As The Blaze reports:
Alberto Giubilini with Monash University in Melbourne and Francesca Minerva at the Centre for Applied Philosophy and Public Ethics at the University of Melbourne write that in “circumstances occur[ing] after birth such that they would have justified abortion, what we call after-birth abortion should be permissible.”
The two are quick to note that they prefer the term “after-birth abortion“ as opposed to ”infanticide.” Why? Because it “[emphasizes] that the moral status of the individual killed is comparable with that of a fetus (on which ‘abortions’ in the traditional sense are performed) rather than to that of a child.” The authors also do not agree with the term euthanasia for this practice as the best interest of the person who would be killed is not necessarily the primary reason his or her life is being terminated. In other words, it may be in the parents’ best interest to terminate the life, not the newborns.
The circumstances, the authors state, where after-birth abortion should be considered acceptable include instances where the newborn would be putting the well-being of the family at risk, even if it had the potential for an “acceptable” life. The authors cite Downs Syndrome as an example, stating that while the quality of life of individuals with Downs is often reported as happy, “such children might be an unbearable burden on the family and on society as a whole, when the state economically provides for their care.”
This means a newborn whose family (or society) that could be socially, economically or psychologically burdened or damaged by the newborn should have the ability to seek out an after-birth abortion. They state that after-birth abortions are not preferable over early-term abortions of fetuses but should circumstances change with the family or the fetus in the womb, then they advocate that this option should be made available.
Giubilini and Minerva say that merely being a human being is not enough to warrant a respect for a person’s right to life.
The thinking has Live Action blogger Cassy Fiano upset.
“So if a baby is born with Down Syndrome, or another disability, then according to these two, a parent should be able to just kill it,” she says. “Or let’s say that the mother decides that being a parent is just too stressful for her. She should be able to kill her baby then, too. Baby costs too much money? Yep, just kill it.”

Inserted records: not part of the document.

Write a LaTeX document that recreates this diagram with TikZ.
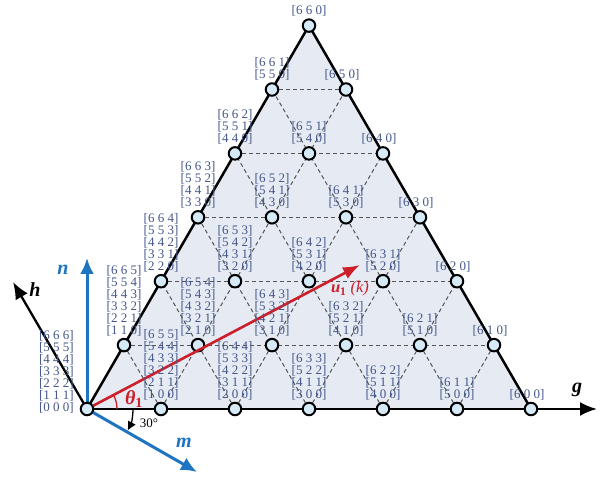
\documentclass[tikz,border=0pt]{standalone}
\usepackage{fontspec}
\setmainfont{Liberation Serif}
\usetikzlibrary{arrows.meta}
\definecolor{labc}{HTML}{44578A}
\definecolor{trif}{HTML}{E5EAF3}
\definecolor{vtxf}{HTML}{D4EAF7}
\definecolor{axblue}{HTML}{1F74C2}
\definecolor{vred}{HTML}{CC1F2A}
\definecolor{gridc}{HTML}{555555}
\begin{document}
\begin{tikzpicture}[x=1pt,y=1pt,
  lab/.style={text=labc, font=\fontsize{13}{12}\selectfont, align=center, inner sep=0pt, anchor=south},
  vtx/.style={circle, draw=black, line width=2pt, fill=vtxf, minimum size=12.5pt, inner sep=0pt},
  gridl/.style={draw=gridc, line width=1pt, dash pattern=on 4pt off 3pt},
  edgel/.style={line width=2.5pt, black, line join=round},
  axk/.style={line width=2.3pt, black, -{Latex[length=17pt,width=14pt]}},
  axb/.style={line width=3pt, axblue, -{Latex[length=16pt,width=14pt]}},
  axlab/.style={font=\fontsize{20}{20}\selectfont\bfseries\itshape, inner sep=1pt},
]
\useasboundingbox (0,0) rectangle (608,479);
% lattice points
\foreach \g in {0,...,6}{
  \pgfmathtruncatemacro\hmax{6-\g}
  \foreach \h in {0,...,\hmax}{
    \coordinate (p\g\h) at ({87+74*(\g+\h/2)},{70+63.9*\h});
  }
}
% triangle fill
\fill[trif] (p00) -- (p60) -- (p06) -- cycle;
% dashed grid
\foreach \i in {1,...,5}{
  \pgfmathtruncatemacro\j{6-\i}
  \draw[gridl] (p0\i) -- (p\j\i);
  \draw[gridl] (p\i0) -- (p\i\j);
  \draw[gridl] (p\i0) -- (p0\i);
}
% axes
\coordinate (gend) at (597,70);
\coordinate (hend) at (13,197);
\coordinate (nend) at (87,221);
\coordinate (mend) at (197,7);
\coordinate (uend) at (360,214);
\draw[axb] (p00) -- (nend);
\draw[axb] (p00) -- (mend);
\draw[axk] (p00) -- (hend);
\draw[axk, line width=2.5pt] (p00) -- (gend);
\draw[edgel] (p00) -- (p06) -- (p60);
% angle arcs
\draw[vred, line width=1.3pt] (p00) ++(30pt,0) arc[start angle=0, end angle=27.8, radius=30pt];
\draw[black, line width=1.3pt, -{Latex[length=9pt,width=9pt]}] (p00) ++(46pt,0) arc[start angle=0, end angle=-28, radius=46pt];
% vertices
\foreach \g in {0,...,6}{
  \pgfmathtruncatemacro\hmax{6-\g}
  \foreach \h in {0,...,\hmax}{
    \node[vtx] (v\g\h) at (p\g\h) {};
  }
}
% reference vector
\draw[vred, line width=2.6pt, -{Latex[length=17pt,width=13pt]}] (v00) -- (uend);
% vector labels
\foreach \g in {0,...,6}{
  \pgfmathtruncatemacro\hmax{6-\g}
  \foreach \h in {0,...,\hmax}{
    \pgfmathtruncatemacro\nmax{6-\g-\h}
    \gdef\lbl{}
    \foreach \k in {0,...,\nmax}{
      \pgfmathtruncatemacro\va{6-\k}
      \pgfmathtruncatemacro\vb{6-\g-\k}
      \pgfmathtruncatemacro\vc{6-\g-\h-\k}
      \ifnum\k=0
        \xdef\lbl{{[}\va\ \vb\ \vc]}
      \else
        \xdef\lbl{\unexpanded\expandafter{\lbl}\noexpand\\{[}\va\ \vb\ \vc]}
      \fi
    }
    \pgfmathtruncatemacro\sumgh{\g+\h}
    \pgfmathsetmacro\xs{(\sumgh==6)*(\h<6)*(-4)}
    \ifnum\sumgh=0
      \node[lab, anchor=south east] (l\g\h) at ([xshift=-13pt,yshift=-4pt]p\g\h) {\lbl};
    \else
      \node[lab] (l\g\h) at ([xshift=\xs pt,yshift=9pt]p\g\h) {\lbl};
    \fi
  }
}
% axis and other texts
\node[axlab] (glab) at (577,89) {g};
\node[axlab] (hlab) at (35,189) {h};
\node[axlab, text=axblue] (nlab) at (63,209) {n};
\node[axlab, text=axblue] (mlab) at (184,36) {m};
\node[text=vred, font=\fontsize{16.5}{16.5}\selectfont, inner sep=0pt] (ulab) at (350,190)
  {{\bfseries\itshape u}\textsubscript{\bfseries 1}\ {\itshape(k)}};
\node[text=vred, font=\fontsize{20}{20}\selectfont, inner sep=0pt] (thlab) at (134,80)
  {{\bfseries\itshape θ}\textsubscript{\bfseries 1}};
\node[font=\fontsize{13}{13}\selectfont, inner sep=0pt] (deg) at (149,56) {30°};
\end{tikzpicture}
\end{document}
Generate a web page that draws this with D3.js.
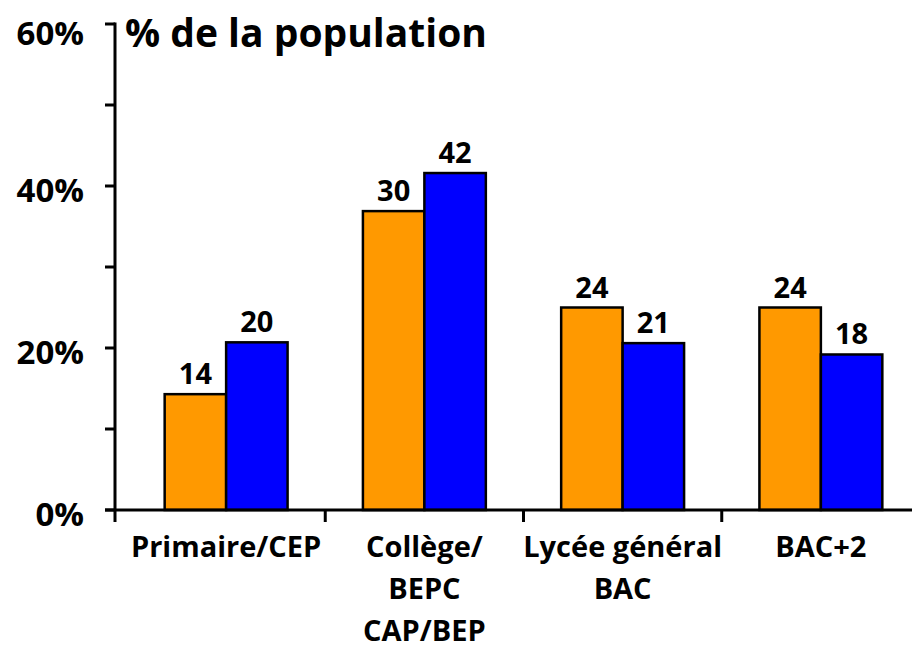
<!DOCTYPE html>
<html>
<head>
<meta charset="utf-8">
<script src="https://cdn.jsdelivr.net/npm/d3@7"></script>
<style>
  body { margin: 0; background: #fff; overflow: hidden; }
  svg { display: block; }
  text { font-family: "Open Sans", sans-serif; font-weight: bold; fill: #000; }
</style>
</head>
<body>
<script>
// categories (one entry per line of the label)
var categories = [["Primaire/CEP"], ["Collège/", "BEPC", "CAP/BEP"], ["Lycée général", "BAC"], ["BAC+2"]];
// bar heights as drawn (%), and the numbers printed on top
var orangeValues = [14.3, 36.9, 25.0, 25.0];
var blueValues = [20.7, 41.6, 20.6, 19.2];
var orangeLabels = [14, 30, 24, 24];
var blueLabels = [20, 42, 21, 18];
var yTicks = [0, 20, 40, 60];
var yMinorTicks = [10, 30, 50];

var width = 912, height = 648;

var svg = d3.select("body").append("svg")
  .attr("width", width)
  .attr("height", height);

var yScale = d3.scaleLinear().domain([0, 60]).range([510, 24]);

var xScale = d3.scaleBand()
  .domain(d3.range(categories.length))
  .range([127, 920])
  .paddingInner(0.38)
  .paddingOuter(0.19);

var inner = d3.scaleBand()
  .domain([0, 1])
  .range([0, xScale.bandwidth()]);

var colors = ["#FF9900", "#0000FF"];

// bars
var groups = svg.selectAll("g.group")
  .data(categories)
  .enter()
  .append("g")
  .attr("class", "group")
  .attr("transform", function(d, i) { return "translate(" + xScale(i) + ",0)"; });

groups.each(function(d, i) {
  var g = d3.select(this);
  var vals = [orangeValues[i], blueValues[i]];
  var labs = [orangeLabels[i], blueLabels[i]];
  g.selectAll("rect")
    .data(vals)
    .enter()
    .append("rect")
    .attr("x", function(v, j) { return inner(j); })
    .attr("y", function(v) { return yScale(v); })
    .attr("width", inner.bandwidth())
    .attr("height", function(v) { return yScale(0) - yScale(v); })
    .attr("fill", function(v, j) { return colors[j]; })
    .attr("stroke", "#000")
    .attr("stroke-width", 2.5);

  g.selectAll("text.val")
    .data(labs)
    .enter()
    .append("text")
    .attr("class", "val")
    .attr("x", function(v, j) { return inner(j) + inner.bandwidth() / 2; })
    .attr("y", function(v, j) { return yScale(vals[j]) - 10; })
    .attr("text-anchor", "middle")
    .style("font-size", "29px")
    .text(function(v) { return v; });
});

// y axis
svg.append("line")
  .attr("x1", 115).attr("x2", 115)
  .attr("y1", yScale(60) - 1.5).attr("y2", yScale(0) + 12)
  .attr("stroke", "#000").attr("stroke-width", 3);

svg.selectAll("line.ytick")
  .data(yTicks.concat(yMinorTicks))
  .enter()
  .append("line")
  .attr("class", "ytick")
  .attr("x1", 105).attr("x2", 115)
  .attr("y1", function(d) { return yScale(d); })
  .attr("y2", function(d) { return yScale(d); })
  .attr("stroke", "#000").attr("stroke-width", 3);

svg.selectAll("text.ylab")
  .data(yTicks)
  .enter()
  .append("text")
  .attr("class", "ylab")
  .attr("x", 84)
  .attr("y", function(d) { return Math.max(yScale(d) + 4, 33); })
  .attr("dy", "0.36em")
  .attr("text-anchor", "end")
  .style("font-size", "33px")
  .text(function(d) { return d + "%"; });

// x axis
svg.append("line")
  .attr("x1", 105).attr("x2", 912)
  .attr("y1", yScale(0)).attr("y2", yScale(0))
  .attr("stroke", "#000").attr("stroke-width", 3);

var step = xScale.step();
svg.selectAll("line.xtick")
  .data(d3.range(1, categories.length))
  .enter()
  .append("line")
  .attr("class", "xtick")
  .attr("x1", function(i) { return xScale(i) + xScale.bandwidth() / 2 - step / 2; })
  .attr("x2", function(i) { return xScale(i) + xScale.bandwidth() / 2 - step / 2; })
  .attr("y1", yScale(0)).attr("y2", yScale(0) + 12)
  .attr("stroke", "#000").attr("stroke-width", 3);

// category labels
svg.selectAll("text.cat")
  .data(categories)
  .enter()
  .append("text")
  .attr("class", "cat")
  .attr("text-anchor", "middle")
  .style("font-size", "29px")
  .each(function(lines, i) {
    var t = d3.select(this);
    lines.forEach(function(line, k) {
      t.append("tspan")
        .attr("x", xScale(i) + xScale.bandwidth() / 2)
        .attr("y", 557 + k * 42)
        .text(line);
    });
  });

// title
svg.append("text")
  .attr("x", 125)
  .attr("y", 47)
  .style("font-size", "39px")
  .text("% de la population");
</script>
</body>
</html>
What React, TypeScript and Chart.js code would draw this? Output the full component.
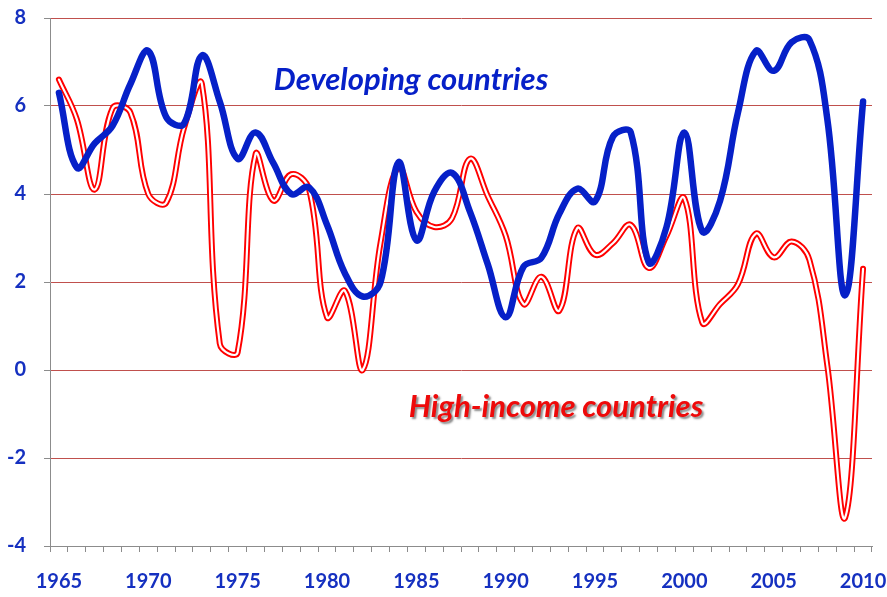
import React, { useEffect, useRef } from "react";
import { Chart, registerables } from "chart.js";

Chart.register(...registerables);

const years = [
  1965, 1966, 1967, 1968, 1969, 1970, 1971, 1972, 1973, 1974,
  1975, 1976, 1977, 1978, 1979, 1980, 1981, 1982, 1983, 1984,
  1985, 1986, 1987, 1988, 1989, 1990, 1991, 1992, 1993, 1994,
  1995, 1996, 1997, 1998, 1999, 2000, 2001, 2002, 2003, 2004,
  2005, 2006, 2007, 2008, 2009, 2010,
];

const developing = [
  6.3, 4.6, 5.15, 5.55, 6.5, 7.25, 5.75, 5.6, 7.15, 6.1,
  4.8, 5.4, 4.7, 4.0, 4.15, 3.3, 2.2, 1.67, 2.0, 4.72,
  2.95, 4.05, 4.48, 3.6, 2.4, 1.2, 2.35, 2.55, 3.55, 4.12,
  3.83, 5.3, 5.4, 2.45, 3.25, 5.4, 3.15, 3.85, 5.85, 7.25,
  6.8, 7.45, 7.5, 5.7, 1.7, 6.1,
];

const highIncome = [
  6.6, 5.7, 4.1, 5.95, 5.85, 4.0, 3.8, 5.5, 6.5, 0.6,
  0.4, 4.9, 3.85, 4.45, 4.1, 1.2, 1.8, 0.0, 2.9, 4.6,
  3.6, 3.25, 3.45, 4.8, 3.95, 3.05, 1.5, 2.12, 1.35, 3.22,
  2.62, 2.88, 3.3, 2.32, 3.05, 3.9, 1.08, 1.5, 1.95, 3.1,
  2.56, 2.92, 2.5, 0.1, -3.35, 2.3,
];

const yMin = -4;
const yMax = 8;
const yStep = 2;

const labelDeveloping = "Developing countries";
const labelHighIncome = "High-income countries";

const BLUE = "#0620c8";
const RED = "#ff0000";
const GRID_RED = "#c0504d";
const AXIS_GREY = "#8c8c8c";
const TICK_BLUE = "#1530c0";

const textPlugin = {
  id: "seriesLabels",
  afterDatasetsDraw(chart: any) {
    const ctx = chart.ctx;
    ctx.save();
    ctx.textAlign = "center";
    ctx.textBaseline = "alphabetic";
    ctx.font = "italic bold 31px Lato";
    ctx.fillStyle = BLUE;
    ctx.fillText(labelDeveloping, 411, 90, 276);

    ctx.shadowColor = "rgba(90,90,90,0.7)";
    ctx.shadowOffsetX = 2;
    ctx.shadowOffsetY = 2;
    ctx.shadowBlur = 2;
    ctx.fillStyle = "#ee0a0a";
    ctx.fillText(labelHighIncome, 556, 417, 296);
    ctx.restore();
  },
};

export default function App() {
  const ref = useRef<HTMLCanvasElement | null>(null);

  useEffect(() => {
    if (!ref.current) return;
    const chart = new Chart(ref.current, {
      type: "line",
      data: {
        labels: years.map(String),
        datasets: [
          {
            label: labelDeveloping,
            data: developing,
            borderColor: BLUE,
            borderWidth: 6.5,
            pointRadius: 0,
            tension: 0.4,
            borderCapStyle: "round",
            borderJoinStyle: "round",
            fill: false,
            order: 0,
          },
          {
            label: labelHighIncome + " inner",
            data: highIncome,
            borderColor: "#ffffff",
            borderWidth: 2.2,
            pointRadius: 0,
            tension: 0.4,
            borderCapStyle: "round",
            borderJoinStyle: "round",
            fill: false,
            order: 1,
          },
          {
            label: labelHighIncome,
            data: highIncome,
            borderColor: RED,
            borderWidth: 6,
            pointRadius: 0,
            tension: 0.4,
            borderCapStyle: "round",
            borderJoinStyle: "round",
            fill: false,
            order: 2,
          },
        ],
      },
      options: {
        responsive: false,
        maintainAspectRatio: false,
        animation: false,
        layout: { padding: { top: 18, right: 15, left: 0, bottom: 0 } },
        plugins: {
          legend: { display: false },
          tooltip: { enabled: false },
        },
        scales: {
          x: {
            type: "category",
            offset: true,
            grid: {
              offset: true,
              drawOnChartArea: false,
              drawTicks: true,
              tickLength: 6,
              color: AXIS_GREY,
            },
            border: { color: AXIS_GREY, width: 1 },
            ticks: {
              autoSkip: false,
              maxRotation: 0,
              padding: 18,
              color: TICK_BLUE,
              font: { family: "Lato", weight: "bold", size: 20 },
              callback: (_v: any, i: number) =>
                years[i] % 5 === 0 ? String(years[i]) : "",
            },
            afterFit: (s: any) => {
              s.height = 51;
              s.paddingLeft = 0;
              s.paddingRight = 0;
            },
          },
          y: {
            min: yMin,
            max: yMax,
            ticks: {
              stepSize: yStep,
              padding: 18,
              color: TICK_BLUE,
              font: { family: "Lato", weight: "bold", size: 20 },
            },
            grid: {
              color: (c: any) =>
                c.tick && c.tick.value === yMin ? "rgba(0,0,0,0)" : GRID_RED,
              tickColor: AXIS_GREY,
              tickLength: 6,
              lineWidth: 1,
            },
            border: { color: AXIS_GREY, width: 1 },
            afterFit: (s: any) => {
              s.width = 50;
              s.paddingTop = 0;
              s.paddingBottom = 0;
            },
          },
        },
      },
      plugins: [textPlugin],
    });
    return () => chart.destroy();
  }, []);

  return (
    <div
      style={{
        position: "fixed",
        left: 0,
        top: 0,
        width: 887,
        height: 597,
        background: "#ffffff",
      }}
    >
      <canvas ref={ref} width={887} height={597} style={{ width: 887, height: 597 }} />
    </div>
  );
}
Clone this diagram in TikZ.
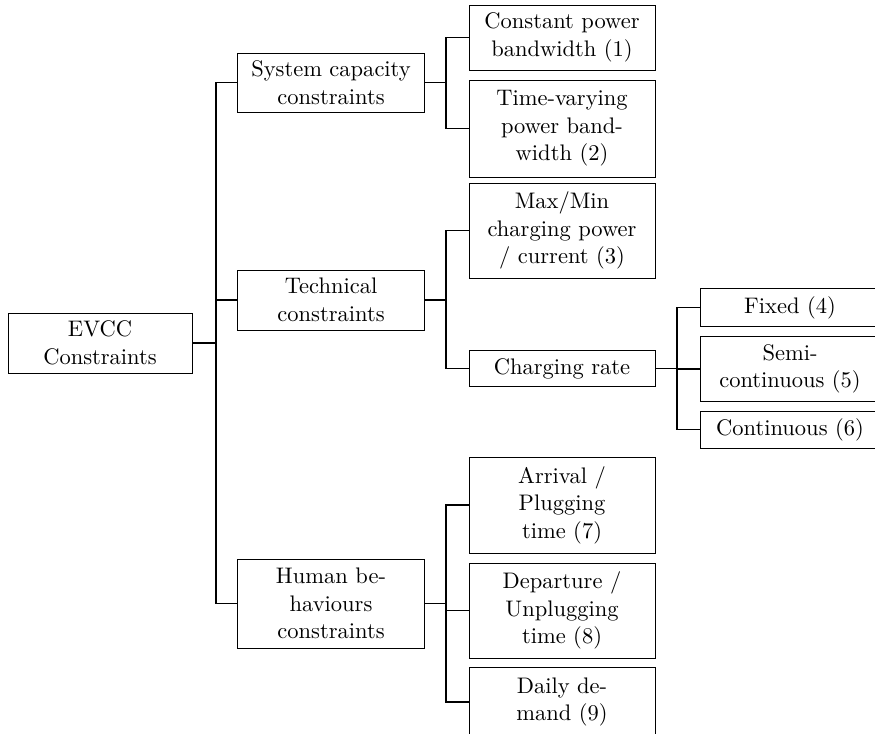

“All of these things are perfectly acceptable, because newborns aren’t real people yet. And as for adoption in any of these circumstances? Well, that could cause the mother emotional distress, so the answer would be… kill the baby! The fact that they see adoption as something that would cause a mother emotional distress but not the murder of their own child just shows how sick these two people are,” Fiano says. “The sad thing is, that this point of view is inevitable once you start allowing people to define just what a human being actually is. If we don’t value all life, then does it really make a difference when we kill a baby? At this point, what difference does it make if the baby is inside the mother’s womb or outside of it?”
“And while it sounds incredible that anything like this would ever be allowed outside of speculation in a bioethics journal, keep in mind the horrors of partial birth abortion. Keep in mind that our own president voted in favor of infanticide. And the arguments that these ethicists are making are the exact same arguments that pro-abortion advocates make for abortion every day,” she continues.
Matthew Archbold of the National Catholic Register also opines.
The second we allow ourselves to become the arbiters of who is human and who isn’t, this is the calamitous yet inevitable end. Once you say all human life is not sacred, the rest is just drawing random lines in the sand.
An ethicists job is like a magician’s. The main job of both is to distract you from the obvious. The magician uses sleight of hand to pretend to make people disappear. But when ethicists do it, people disappear for real.
It’s almost a pro-life argument in that it highlights the absurdity of the pro-abortion argument.
These two “ethicists” seem to draw the distinction I’ve seen elsewhere of “self awareness.” But isn’t that a sliding scale? Isn’t that a bit of a judgement call? Doesn’t this also put the crosshairs on the mentally disabled or those who have suffered brain injuries?
They throw around this term “potential person” like it’s a real thing. As if it’s science. But there’s no such thing as potential persons. It’s anti-science. There’s defenseless people. Maybe that’s what they mean. In fact, isn’t that really the point. There’s defenseless people and indefensible ethicists.